Thank you! I thought it might have been new slang that I was unaware of rather than something that I may have experienced and may need to look into further.
I hadn't heard of this before either, but after seeing the Wikipedia article, I'm not sure if this is correct, but I'd summarize it as the activity of fidgeting.
Fidgeting in a repetitive way that provides sensory feedback.
ADHD here. Speedcubing. It's a wonderful hobby for me. When I'm interested in it, I can learn some new things and time myself to see how I'm doing. When I'm not interested in it, I can solve it and it helps me to focus on watching TV. Even if I'm not solving it, it feels great just to twist in your hands.
Look up a good budget speedcube (not Rubik's branded) and invest yourself as much or as little as you fancy.
Just recently learned CFOP from someone (still really slow at it) and it's a great fidget. I use it during a few of my more droning zoom meetings and it makes me feel like I'm doing something semi productive while I fidget.
At some point soon you're going to solve it in front of someone whilst you're fidgeting, not even really focussing on it and you'll blow their freaking mind and you'll feel great.
Remember the GM of a TTRPG session I was playing was running a session and he noticed I'd been solving it when he'd assumed I'd just been fidgeting. He literally interrupted the session to exclaim 'Oh my God, you solved it!' and it took me a good few seconds to realize what he was talking about, as my attention was primarily on what he was saying and I was just idly solving.
Enjoy it when it comes :)
I learned to count to 31 on 1 hand using binary. I've gotten more than a few free drinks via bar bets with that skill lol.
I'm going to learn this skill and wonder why people are counting to 4 in front of me.
4 and 5 are some of the most popular numbers out there, apparently.
Was it a bar at a software companies happy hour?
Who would bet a drink against your ability to count in binary?
Who would bet a drink against your ability to count in binary?
Shit talking and making odd claims about talents are a good way to pass the time drinking in bars with strangers/acquaintances.
Coin tricks. Especially knuckle rolling coins and learning how to change the position of the coin between various palming techniques.
Drumming
I've thought so much about this because I stim by bouncing my leg and strumming my fingers on stuff; I'm already basically playing drums!
Related: get a Digitakt or Syntakt from Elektron and make music while you stim with clicky buttons 🤩
Digitakt is awesome
Chisanbop or chisenbop (from Korean chi (ji) finger + sanpŏp (sanbeop) calculation 지산법/指算法), sometimes called Fingermath, is a finger counting method used to perform basic mathematical operations.
You might be already doing this. If you strum your fingers of your right hand by pressing your index, middle, ring, and pinky to your desktop, and then do the same thing again starting with your thumb, you've just counted from 0 to 9. Do the same on your left hand and you've gone from 00 to 90. It's really easy to do simple math this way by counting on your fingers.

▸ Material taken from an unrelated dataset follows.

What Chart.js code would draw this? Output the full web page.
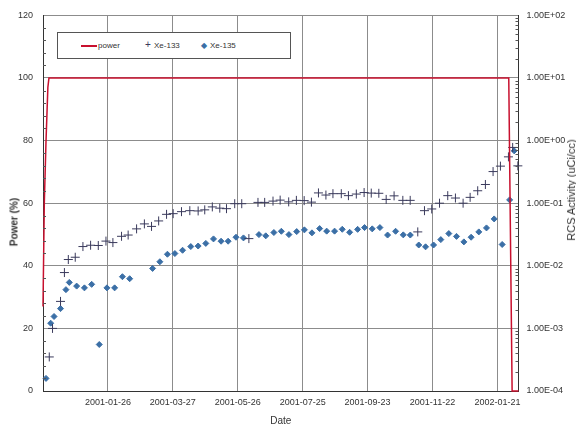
<!DOCTYPE html>
<html lang="en">
<head>
  <meta charset="UTF-8">
  <title>Power and RCS Activity</title>
  <script src="https://cdn.jsdelivr.net/npm/chart.js"></script>
  <style>
    body {
      margin: 0;
      background: #fff;
      font-family: 'Liberation Sans Narrow', 'Liberation Sans', Arial, sans-serif;
      color: #333;
    }

    .wrap {
      position: relative;
      width: 576px;
      height: 427px;
      overflow: hidden;
    }

    .axis-title {
      position: absolute;
      white-space: nowrap;
      transform: translate(-50%, -50%) rotate(-90deg);
      font-size: 10px;
      color: #333;
    }

    .legend {
      position: absolute;
      left: 57px;
      top: 32px;
      width: 232px;
      height: 25px;
      border: 1px solid #555;
      background: #fff;
      font-size: 8px;
      color: #333;
    }

    .legend span {
      position: absolute;
      top: 8px;
      line-height: 9px;
    }
  </style>
</head>
<body>

<div class="wrap">
  <canvas id="rcsChart"></canvas>
  <div class="axis-title" style="left:14px; top:222px; font-weight:bold;">Power (%)</div>
  <div class="axis-title" style="left:571px; top:190px; font-size:11px;">RCS Activity (uCi/cc)</div>
  <div class="legend">
    <span style="left:23px; top:12px; width:16px; height:2px; background:#c8102e;"></span>
    <span style="left:40px;">power</span>
    <span style="left:87px; top:7px; font-size:10px; color:#3a3a5c;">+</span>
    <span style="left:96px;">Xe-133</span>
    <span style="left:143px; color:#3b6fa6;">&#9670;</span>
    <span style="left:152px;">Xe-135</span>
  </div>
</div>

<script>
  // x values are days after 2000-11-27 (left edge of the axis)
  const tickDays = [60, 120, 180, 240, 300, 360, 420];
  const tickDates = ['2001-01-26', '2001-03-27', '2001-05-26', '2001-07-25',
                     '2001-09-23', '2001-11-22', '2002-01-21'];

  const powerDays = [0, 1.2, 2.8, 4.5, 5.5, 430.5, 433.6, 439.5];
  const powerPct  = [27, 60, 80, 97, 100, 100, 0, 0];

  const xe133Days = [5.8, 8.8, 16.2, 19.8, 23.4, 29.8, 36.9, 44.0, 51.1, 58.2,
    64.6, 72.6, 78.7, 86.5, 93.7, 100.3, 106.9, 114.2, 120.3, 128.0,
    135.7, 143.4, 149.5, 156.5, 163.4, 169.6, 177.2, 183.7, 190.3, 198.7,
    204.9, 212.6, 219.2, 227.1, 234.2, 241.4, 248.1, 254.6, 261.5, 268.0,
    275.7, 282.3, 289.6, 296.8, 303.4, 310.4, 317.2, 324.5, 332.6, 339.4,
    346.4, 352.6, 359.3, 366.5, 374.1, 381.2, 388.3, 394.8, 401.8, 408.9,
    416.0, 422.8, 430.2, 434.1, 438.9];
  const xe133Act = [3.5e-4, 1.0e-3, 2.7e-3, 7.8e-3, 1.26e-2, 1.37e-2, 2.03e-2, 2.13e-2, 2.11e-2, 2.48e-2,
    2.35e-2, 2.96e-2, 3.10e-2, 3.89e-2, 4.67e-2, 4.26e-2, 5.21e-2, 6.64e-2, 6.81e-2, 7.33e-2,
    7.6e-2, 7.52e-2, 7.83e-2, 8.73e-2, 8.33e-2, 8.18e-2, 9.82e-2, 9.82e-2, 2.72e-2, 0.103,
    0.103, 0.108, 0.112, 0.105, 0.111, 0.110, 0.104, 0.146, 0.135, 0.142,
    0.142, 0.132, 0.140, 0.148, 0.145, 0.144, 0.115, 0.131, 0.111, 0.111,
    3.48e-2, 7.6e-2, 8.09e-2, 0.100, 0.132, 0.121, 0.100, 0.124, 0.158, 0.199,
    0.320, 0.391, 0.550, 0.778, 0.395];

  const xe135Days = [2.8, 7.1, 10.2, 16.2, 21.2, 24.3, 31.1, 38.3, 45.0, 52.0,
    59.1, 66.2, 73.4, 80.1, 101.3, 108.0, 115.0, 121.9, 129.0, 136.6,
    143.4, 150.5, 157.6, 164.6, 171.1, 178.4, 185.3, 199.6, 205.9, 213.4,
    220.3, 227.3, 234.5, 241.6, 248.6, 255.7, 262.2, 269.5, 276.6, 283.4,
    290.8, 297.2, 304.3, 311.4, 318.5, 325.9, 333.0, 339.5, 347.3, 353.6,
    361.0, 367.7, 375.1, 382.2, 389.0, 395.7, 402.8, 409.9, 417.0, 424.4,
    431.3, 435.5];
  const xe135Act = [1.59e-4, 1.21e-3, 1.55e-3, 2.07e-3, 4.16e-3, 5.43e-3, 4.74e-3, 4.44e-3, 5.05e-3, 5.53e-4,
    4.44e-3, 4.44e-3, 6.7e-3, 6.22e-3, 9.08e-3, 1.16e-2, 1.53e-2, 1.57e-2, 1.77e-2, 2.03e-2,
    2.07e-2, 2.28e-2, 2.69e-2, 2.47e-2, 2.47e-2, 2.86e-2, 2.79e-2, 3.15e-2, 3.01e-2, 3.40e-2,
    3.56e-2, 3.15e-2, 3.52e-2, 3.75e-2, 3.36e-2, 3.93e-2, 3.58e-2, 3.58e-2, 3.83e-2, 3.43e-2,
    3.82e-2, 4.08e-2, 3.89e-2, 4.08e-2, 3.10e-2, 3.56e-2, 3.12e-2, 3.10e-2, 2.15e-2, 2.01e-2,
    2.15e-2, 2.62e-2, 3.27e-2, 2.95e-2, 2.41e-2, 2.86e-2, 3.48e-2, 4.03e-2, 5.61e-2, 2.19e-2,
    0.113, 0.686];

  const activityTicks = [1e-4, 1e-3, 1e-2, 1e-1, 1e0, 1e1, 1e2];

  const toPoints = (xs, ys) => xs.map((x, i) => ({ x: x, y: ys[i] }));

  function sciLabel(v) {
    const e = Math.round(Math.log10(v));
    const sign = e < 0 ? '-' : '+';
    return '1.00E' + sign + String(Math.abs(e)).padStart(2, '0');
  }

  const tickFont = { family: "'Liberation Sans Narrow', 'Liberation Sans', Arial", size: 9 };
  const gridGray = '#8c8c8c';

  // small inward ticks on both value axes
  const minorTicks = {
    id: 'minorTicks',
    afterDatasetsDraw(chart) {
      const ctx = chart.ctx;
      const left = chart.scales.y;
      const right = chart.scales.y2;
      const area = chart.chartArea;
      ctx.save();
      ctx.strokeStyle = '#555';
      ctx.lineWidth = 1;
      ctx.beginPath();
      for (let v = 4; v < 120; v += 4) {
        if (v % 20 === 0) continue;
        const py = Math.round(left.getPixelForValue(v)) + 0.5;
        ctx.moveTo(area.left, py);
        ctx.lineTo(area.left + 3, py);
      }
      for (let e = -4; e < 2; e++) {
        for (let m = 2; m <= 9; m++) {
          const py = Math.round(right.getPixelForValue(m * Math.pow(10, e))) + 0.5;
          ctx.moveTo(area.right - 3, py);
          ctx.lineTo(area.right, py);
        }
      }
      ctx.stroke();
      ctx.restore();
    }
  };

  const ctx = document.getElementById('rcsChart').getContext('2d');

  new Chart(ctx, {
    type: 'scatter',
    data: {
      datasets: [
        {
          label: 'power',
          data: toPoints(powerDays, powerPct),
          yAxisID: 'y',
          showLine: true,
          borderColor: '#c8102e',
          borderWidth: 1.5,
          pointRadius: 0,
          tension: 0,
          clip: false
        },
        {
          label: 'Xe-133',
          data: toPoints(xe133Days, xe133Act),
          yAxisID: 'y2',
          pointStyle: 'cross',
          pointRadius: 4.5,
          borderColor: '#3a3a5c',
          borderWidth: 1,
          clip: false
        },
        {
          label: 'Xe-135',
          data: toPoints(xe135Days, xe135Act),
          yAxisID: 'y2',
          pointStyle: 'rectRot',
          pointRadius: 3,
          backgroundColor: '#3b6fa6',
          borderColor: '#3b6fa6',
          borderWidth: 1,
          clip: false
        }
      ]
    },
    options: {
      responsive: true,
      maintainAspectRatio: false,
      animation: false,
      layout: { padding: { top: 14, left: 0, right: 0, bottom: 0 } },
      plugins: {
        legend: { display: false },
        tooltip: { enabled: false }
      },
      scales: {
        x: {
          type: 'linear',
          min: 0,
          max: 439.5,
          afterBuildTicks: axis => { axis.ticks = tickDays.map(v => ({ value: v })); },
          afterFit: axis => { axis.height = 36; },
          ticks: {
            autoSkip: false,
            maxRotation: 0,
            padding: 6,
            color: '#333',
            font: tickFont,
            callback: (v, i) => tickDates[i]
          },
          grid: { color: gridGray, lineWidth: 1, drawTicks: false },
          border: { display: true, color: '#333', width: 1 },
          title: {
            display: true,
            text: 'Date',
            color: '#333',
            font: { family: tickFont.family, size: 10 },
            padding: { top: 0, bottom: 0 }
          }
        },
        y: {
          position: 'left',
          min: 0,
          max: 120,
          afterFit: axis => { axis.width = 43; },
          ticks: { stepSize: 20, padding: 10, color: '#333', font: tickFont },
          grid: { color: gridGray, lineWidth: 1, drawTicks: false },
          border: { display: true, color: '#333', width: 1 }
        },
        y2: {
          type: 'logarithmic',
          position: 'right',
          min: 1e-4,
          max: 1e2,
          afterBuildTicks: axis => { axis.ticks = activityTicks.map(v => ({ value: v, major: true })); },
          afterFit: axis => { axis.width = 57.5; },
          ticks: {
            autoSkip: false,
            padding: 8,
            color: '#333',
            font: tickFont,
            callback: v => sciLabel(v)
          },
          grid: { display: false, drawTicks: false },
          border: { display: true, color: '#333', width: 1 }
        }
      }
    },
    plugins: [minorTicks]
  });
</script>

</body>
</html>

For stimming purposes, you might just start by counting up or counting down, then maybe counting up by twos or counting down by threes.
This is the approach that I've known for many decades now. I've seen YouTube videos of kids doing amazing fast calculations like multiplying large numbers using what looks like a different method in that their hands are in the air. I'll leave it to you to Google the other approaches if this direction interests you.
While I'm unfamiliar with your condition, it seems simple magic tricks, like having a playing card appear in your hand from thin air (when it was actually just well hidden) and making it disappear again.
I've gotten pretty good at rolling a pen through my fingers just through fidgeting over the past twenty years. So it's definitely possible!
Maybe knitting?
I second knitting, and its 100% something you can do while watching tv without needing to devote much concentration, its almost subconscious once your going.
Shuffling cards, rubix cube, ukulele, traveling coin,
Drawing. I set myself the strict rule to be completely unambitious about my coloured pencil drawings. I do them only for myself, and the enjoyment while doing it is the main purpose. So sometimes I just draw some squiggles and then I fill them with colours, one layer over another. One drawing can take weeks, I do a bit every evening and it is so relaxing. Now with time they start looking really neat as a cool side effect, so I have been thinking about framing them.
Begleri is a cool skill toy
Balisongs are cool too
Look into flow arts! There's something for everyone, and it's great exercise!
Also for those who don't feel like Googling it: flow arts include juggling, spinning, baton/staff/whatever spinning, fan dance (?), and more.
TIL there's a general term for that.
Wouldn't the coin on the knuckles thing count?
Think you just answered your own question.
Seriously though, coin rolling is great for dexterity and you can move on to some simple slight of hand magic
Archery
Manager: "So, welcome to our office, you'll be working her..." Arrows flies between him and his interlocutor
New hire: "WHAT THE..."
Manager:"Oh right, watch out for Stimmy Jimmy, he shoots arrows all over the place, helps him focus."
I did magic tricks as a hobby, I would practice some card techniques with whatever I had at hand, e.g. credit or parking cards. There are several things you can do with cards or coins that are quick and cool.
Practicing touch typing.
I don't know how many times I've absent-mindedly "strummed" my fingers by tapping out "This is a test of the emergency broadcast system. This is only a test. In the event of a real emergency...", a TV memory from my childhood.
When I first learned touch typing, I did consciously practice this way. ASDF, JKL;. The quick brown fox jumps over the lazy dog.